50BOLD: What is the likelihood of the two of you working on a project together.

Millie: Well, Keisha used to sing background for me until I fired her!

50BOLD: Oh, you fired her?

Millie: Yeah, I fired Keisha because she would come late to rehearsals! Keisha felt that since she was my daughter, she didn’t have to get to rehearsals on time. She’d have the band sitting and waiting on her! Oh no, no, NO!

50BOLD: You do not play! So tell me, do you still perform?

Millie: Yeah, but I’m semi-retired. Last year in 2019, I did two concerts and the Tom Joyner cruise. In 2018, I only did two concerts period. People are bugging me to perform again. My band has been with me since the beginning, some of them. And I’m not going to work without my band. A lot of these new artists bring tapes with them when they perform and I’m not going to do so. If I get paid, my band gets paid.

50BOLD: Is there a particular artist you like to listen to?

Millie: I only listen to country music and turn on a radio, only when I’m driving. My car is ten years old and it does not even have 10,000 miles on the odometer yet. (laughs)

50BOLD: It’s just unfortunate that you don’t get the honors I think you deserve as a pioneer in the music business.

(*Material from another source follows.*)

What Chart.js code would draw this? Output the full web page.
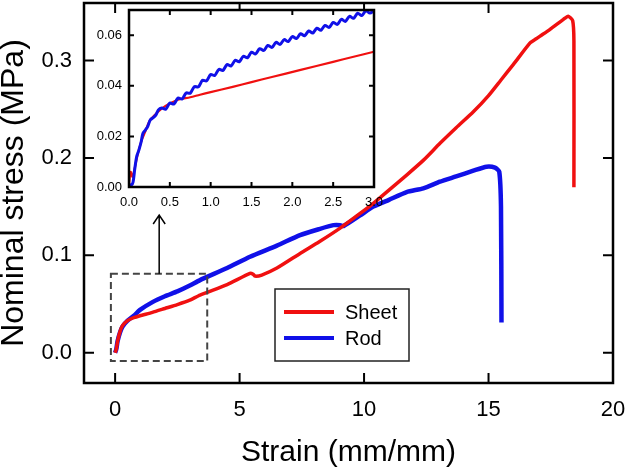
<!DOCTYPE html>
<html>
<head>
<meta charset="utf-8">
<script src="https://cdn.jsdelivr.net/npm/chart.js@4.4.1/dist/chart.umd.min.js"></script>
<style>
  html, body { margin: 0; padding: 0; background: #fff; }
  #wrap { position: relative; width: 625px; height: 468px; }
  #mainChart { position: absolute; left: 0; top: 0; }
  #insetChart { position: absolute; left: 80px; top: 0; }
</style>
</head>
<body>
<div id="wrap">
  <canvas id="mainChart" width="625" height="468"></canvas>
  <canvas id="insetChart" width="310" height="215"></canvas>
</div>
<script>
// main plot - Sheet
const sheetStrain = [0, 0.05, 0.1, 0.2, 0.3, 0.5, 0.75, 1.0, 1.5, 2.0, 2.5, 3.0, 3.41, 4.5, 5.42, 5.55, 5.62, 5.89, 6.5, 7.43, 8.2, 9.04, 9.84, 10.37, 11.0, 11.71, 12.4, 13.05, 13.7, 14.39, 15.0, 15.5, 16.0, 16.67, 16.9, 17.07, 17.47, 18.0, 18.2, 18.38, 18.43, 18.43];
const sheetStress = [0, 0.004, 0.012, 0.022, 0.028, 0.033, 0.036, 0.038, 0.0415, 0.0455, 0.0495, 0.054, 0.0593, 0.070, 0.0815, 0.0805, 0.0787, 0.0798, 0.087, 0.102, 0.114, 0.128, 0.143, 0.1534, 0.167, 0.1824, 0.198, 0.215, 0.231, 0.2474, 0.264, 0.280, 0.296, 0.318, 0.322, 0.325, 0.332, 0.342, 0.3455, 0.341, 0.32, 0.170];

// main plot - Rod
const rodStrain = [0, 0.05, 0.1, 0.2, 0.3, 0.5, 0.75, 1.0, 1.5, 2.0, 2.5, 3.0, 3.41, 4.5, 5.42, 6.5, 7.43, 8.2, 8.77, 9.04, 9.17, 9.84, 10.37, 11.0, 11.71, 12.38, 13.05, 13.7, 14.39, 14.92, 15.26, 15.43, 15.5, 15.52];
const rodStress = [0, 0.004, 0.012, 0.021, 0.027, 0.033, 0.038, 0.044, 0.052, 0.058, 0.063, 0.069, 0.0746, 0.087, 0.0986, 0.110, 0.1208, 0.127, 0.131, 0.131, 0.130, 0.141, 0.150, 0.157, 0.165, 0.1688, 0.1756, 0.181, 0.1869, 0.191, 0.190, 0.186, 0.150, 0.031];

// inset - Sheet
const sheetStrainZoom = [0, 0.02, 0.04, 0.06, 0.1, 0.15, 0.2, 0.25, 0.3, 0.4, 0.5, 0.6, 0.75, 0.87, 1.0, 1.27, 1.5, 1.75, 2.09, 2.5, 2.75, 3.0];
const sheetStressZoom = [0.001, 0.006, 0.004, 0.006, 0.012, 0.018, 0.022, 0.026, 0.028, 0.031, 0.033, 0.0345, 0.0355, 0.0365, 0.0375, 0.0396, 0.0415, 0.0435, 0.0462, 0.0495, 0.0515, 0.0535];

// inset - Rod (wavy)
const rodStrainZoom = [0, 0.03, 0.05, 0.07, 0.094, 0.12, 0.15, 0.17, 0.2, 0.23, 0.26, 0.3, 0.33, 0.36,
  0.40, 0.45, 0.50, 0.55, 0.60, 0.65, 0.70, 0.75, 0.80, 0.85, 0.90, 0.95, 1.00, 1.05, 1.10, 1.15, 1.20, 1.25,
  1.30, 1.35, 1.40, 1.45, 1.50, 1.55, 1.60, 1.65, 1.70, 1.75, 1.80, 1.85, 1.90, 1.95, 2.00, 2.05, 2.10, 2.15,
  2.20, 2.25, 2.30, 2.35, 2.40, 2.45, 2.50, 2.55, 2.60, 2.65, 2.70, 2.75, 2.80, 2.85, 2.90, 2.95, 3.00];
const rodStressZoom = [0.001, 0.0008, 0.002, 0.007, 0.012, 0.0145, 0.018, 0.0212, 0.0225, 0.024, 0.0265, 0.0275, 0.0285, 0.0305,
  0.0312, 0.0308, 0.0332, 0.0328, 0.0352, 0.0348, 0.0372, 0.0371, 0.0397, 0.0396, 0.0422, 0.0420, 0.0445, 0.0441, 0.0465, 0.0461, 0.0484, 0.0479,
  0.0501, 0.0495, 0.0517, 0.0511, 0.0533, 0.0526, 0.0547, 0.0540, 0.0560, 0.0552, 0.0572, 0.0564, 0.0583, 0.0575, 0.0595, 0.0587, 0.0606, 0.0598,
  0.0617, 0.0609, 0.0628, 0.0620, 0.0639, 0.0631, 0.0651, 0.0643, 0.0663, 0.0655, 0.0675, 0.0667, 0.0687, 0.0678, 0.0697, 0.0688, 0.0698];

const strainTicks = [0, 5, 10, 15, 20];
const stressTicks = [0, 0.1, 0.2, 0.3];
const strainTicksZoom = [0, 0.5, 1.0, 1.5, 2.0, 2.5, 3.0];
const stressTicksZoom = [0, 0.02, 0.04, 0.06];

const seriesNames = ['Sheet', 'Rod'];
const RED = '#f01010';
const BLUE = '#1010e8';

Chart.defaults.font.family = '"Liberation Sans", Arial, sans-serif';
Chart.defaults.color = '#000';

function toPoints(xs, ys) {
    return xs.map((x, i) => ({ x: x, y: ys[i] }));
}

// fixed axis size, no extra padding for edge labels
function fixSize(prop, size) {
    return s => {
        s[prop] = size;
        s.paddingTop = 0;
        s.paddingBottom = 0;
        s.paddingLeft = 0;
        s.paddingRight = 0;
    };
}

// frame box + inward ticks on all four sides
function frameTicks(xt, yt, len, frameWidth) {
    return {
        id: 'frameTicks',
        afterDatasetsDraw(chart) {
            const { ctx, chartArea: a, scales: { x, y } } = chart;
            ctx.save();
            ctx.strokeStyle = '#000';
            ctx.lineWidth = 2;
            ctx.beginPath();
            xt.forEach(v => {
                const px = x.getPixelForValue(v);
                ctx.moveTo(px, a.bottom); ctx.lineTo(px, a.bottom - len);
                ctx.moveTo(px, a.top); ctx.lineTo(px, a.top + len);
            });
            yt.forEach(v => {
                const py = y.getPixelForValue(v);
                ctx.moveTo(a.left, py); ctx.lineTo(a.left + len, py);
                ctx.moveTo(a.right, py); ctx.lineTo(a.right - len, py);
            });
            ctx.stroke();
            ctx.lineWidth = frameWidth;
            ctx.strokeRect(a.left, a.top, a.right - a.left, a.bottom - a.top);
            ctx.restore();
        }
    };
}

// dashed zoom box, arrow and legend on the main plot
const annotations = {
    id: 'annotations',
    afterDatasetsDraw(chart) {
        const { ctx, scales: { x, y } } = chart;
        ctx.save();
        // dashed box around the zoomed region
        const bx0 = x.getPixelForValue(-0.17), bx1 = x.getPixelForValue(3.7);
        const by0 = y.getPixelForValue(0.081), by1 = y.getPixelForValue(-0.0085);
        ctx.strokeStyle = '#444';
        ctx.lineWidth = 2;
        ctx.setLineDash([7, 4]);
        ctx.strokeRect(bx0, by0, bx1 - bx0, by1 - by0);
        ctx.setLineDash([]);

        // arrow up to the inset
        const ax = x.getPixelForValue(1.77);
        const ay0 = y.getPixelForValue(0.081), ay1 = y.getPixelForValue(0.1414);
        ctx.strokeStyle = '#000';
        ctx.lineWidth = 1.5;
        ctx.beginPath();
        ctx.moveTo(ax, ay0); ctx.lineTo(ax, ay1);
        ctx.moveTo(ax - 6, ay1 + 9); ctx.lineTo(ax, ay1); ctx.lineTo(ax + 6, ay1 + 9);
        ctx.stroke();

        // legend
        ctx.fillStyle = '#fff';
        ctx.fillRect(275, 289, 134, 72);
        ctx.strokeStyle = '#222';
        ctx.lineWidth = 1.5;
        ctx.strokeRect(275, 289, 134, 72);
        const colors = [RED, BLUE];
        ctx.font = '20px "Liberation Sans", Arial, sans-serif';
        ctx.textBaseline = 'middle';
        seriesNames.forEach((name, i) => {
            const ly = 312 + i * 26;
            ctx.strokeStyle = colors[i];
            ctx.lineWidth = 4;
            ctx.beginPath();
            ctx.moveTo(284, ly); ctx.lineTo(334, ly);
            ctx.stroke();
            ctx.fillStyle = '#000';
            ctx.fillText(name, 345, ly + 1);
        });
        ctx.restore();
    }
};

new Chart(document.getElementById('mainChart'), {
    type: 'line',
    data: {
        datasets: [{
            label: seriesNames[0],
            data: toPoints(sheetStrain, sheetStress),
            borderColor: RED,
            borderWidth: 3.5,
            pointRadius: 0,
            tension: 0.2,
            fill: false
        }, {
            label: seriesNames[1],
            data: toPoints(rodStrain, rodStress),
            borderColor: BLUE,
            borderWidth: 4.5,
            pointRadius: 0,
            tension: 0.2,
            fill: false
        }]
    },
    options: {
        responsive: false,
        animation: false,
        layout: { padding: { top: 3, right: 12, left: 0, bottom: 0 } },
        plugins: {
            legend: { display: false },
            tooltip: { enabled: false }
        },
        scales: {
            x: {
                type: 'linear',
                min: -1.25,
                max: 20,
                grid: { display: false, drawTicks: false },
                border: { display: false },
                afterBuildTicks: s => { s.ticks = strainTicks.map(v => ({ value: v })); },
                afterFit: fixSize('height', 85),
                ticks: {
                    font: { size: 22 },
                    color: '#000',
                    padding: 14,
                    maxRotation: 0,
                    callback: v => String(v)
                },
                title: {
                    display: true,
                    text: 'Strain (mm/mm)',
                    color: '#000',
                    font: { size: 30, lineHeight: 1 },
                    padding: { top: 0, bottom: 0 }
                }
            },
            y: {
                type: 'linear',
                min: -0.031,
                max: 0.359,
                grid: { display: false, drawTicks: false },
                border: { display: false },
                afterBuildTicks: s => { s.ticks = stressTicks.map(v => ({ value: v })); },
                afterFit: fixSize('width', 84),
                ticks: {
                    font: { size: 22 },
                    color: '#000',
                    padding: 12,
                    callback: v => v.toFixed(1)
                },
                title: {
                    display: true,
                    text: 'Nominal stress (MPa)',
                    color: '#000',
                    font: { size: 32, lineHeight: 0.9 },
                    padding: { top: 0, bottom: 0 }
                }
            }
        }
    },
    plugins: [annotations, frameTicks(strainTicks, stressTicks, 10, 2.5)]
});

// inset
const whiteArea = {
    id: 'whiteArea',
    beforeDatasetsDraw(chart) {
        const a = chart.chartArea;
        chart.ctx.save();
        chart.ctx.fillStyle = '#fff';
        chart.ctx.fillRect(a.left, a.top, a.right - a.left, a.bottom - a.top);
        chart.ctx.restore();
    }
};

new Chart(document.getElementById('insetChart'), {
    type: 'line',
    data: {
        datasets: [{
            label: seriesNames[1],
            data: toPoints(rodStrainZoom, rodStressZoom),
            borderColor: BLUE,
            borderWidth: 3,
            pointRadius: 0,
            tension: 0.3,
            fill: false
        }, {
            label: seriesNames[0],
            data: toPoints(sheetStrainZoom, sheetStressZoom),
            borderColor: RED,
            borderWidth: 2.2,
            pointRadius: 0,
            tension: 0.3,
            fill: false
        }]
    },
    options: {
        responsive: false,
        animation: false,
        layout: { padding: { top: 10, right: 16, left: 0, bottom: 0 } },
        plugins: {
            legend: { display: false },
            tooltip: { enabled: false }
        },
        scales: {
            x: {
                type: 'linear',
                min: 0,
                max: 3,
                grid: { display: false, drawTicks: false },
                border: { display: false },
                afterBuildTicks: s => { s.ticks = strainTicksZoom.map(v => ({ value: v })); },
                afterFit: fixSize('height', 28),
                ticks: {
                    font: { size: 13 },
                    color: '#000',
                    padding: 8,
                    maxRotation: 0,
                    callback: v => v.toFixed(1)
                }
            },
            y: {
                type: 'linear',
                min: 0,
                max: 0.07,
                grid: { display: false, drawTicks: false },
                border: { display: false },
                afterBuildTicks: s => { s.ticks = stressTicksZoom.map(v => ({ value: v })); },
                afterFit: fixSize('width', 49),
                ticks: {
                    font: { size: 13 },
                    color: '#000',
                    padding: 7,
                    callback: v => v.toFixed(2)
                }
            }
        }
    },
    plugins: [whiteArea, frameTicks(strainTicksZoom, stressTicksZoom, 5, 2.5)]
});
</script>
</body>
</html>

You came before the bad girls of rap like Lil’ Kim and Foxy Brown. I mean had there been no Millie Jackson…

Millie: But I have been given props. For a 1999 ad, the Coca-Cola company ran a campaign called “The 5 Deadly Women,” which featured Roxanne Shanté, Eve, Amil, Mia X, and Angie Martinez. They included me in the campaign, they determined that I had the first female rap record with a song that was a play on Rapper’s Delight by the Sugarhill Gang. I made fun of rappers like the Sugarhill Gang and Kurtis Blow. Up until then, I thought that Roxanne Shanté was the first female rapper. She wasn’t, but she is one of “The 5 Deadly Women.”

50BOLD: You have a comedic gift, what about a comedy show?

Millie: Everybody keeps asking when am I going to do my comedy show. I would have to get my band together. My drummer who had been with me since 1978 passed away. So a comedy show would take planning but people sure keep asking me all the time.

50BOLD:  Tell me, do you have dates set up for any future performances?

Millie: Nothing planned yet for future dates. I actually received some proposals for performances but I haven’t accepted them yet because they are in Spain, England and Maryland. So, I am trying to decide.

50BOLD: Well if you do perform nearby and I hear about it, you’ll have Russell Wilson, one of your biggest fans, in the audience for sure!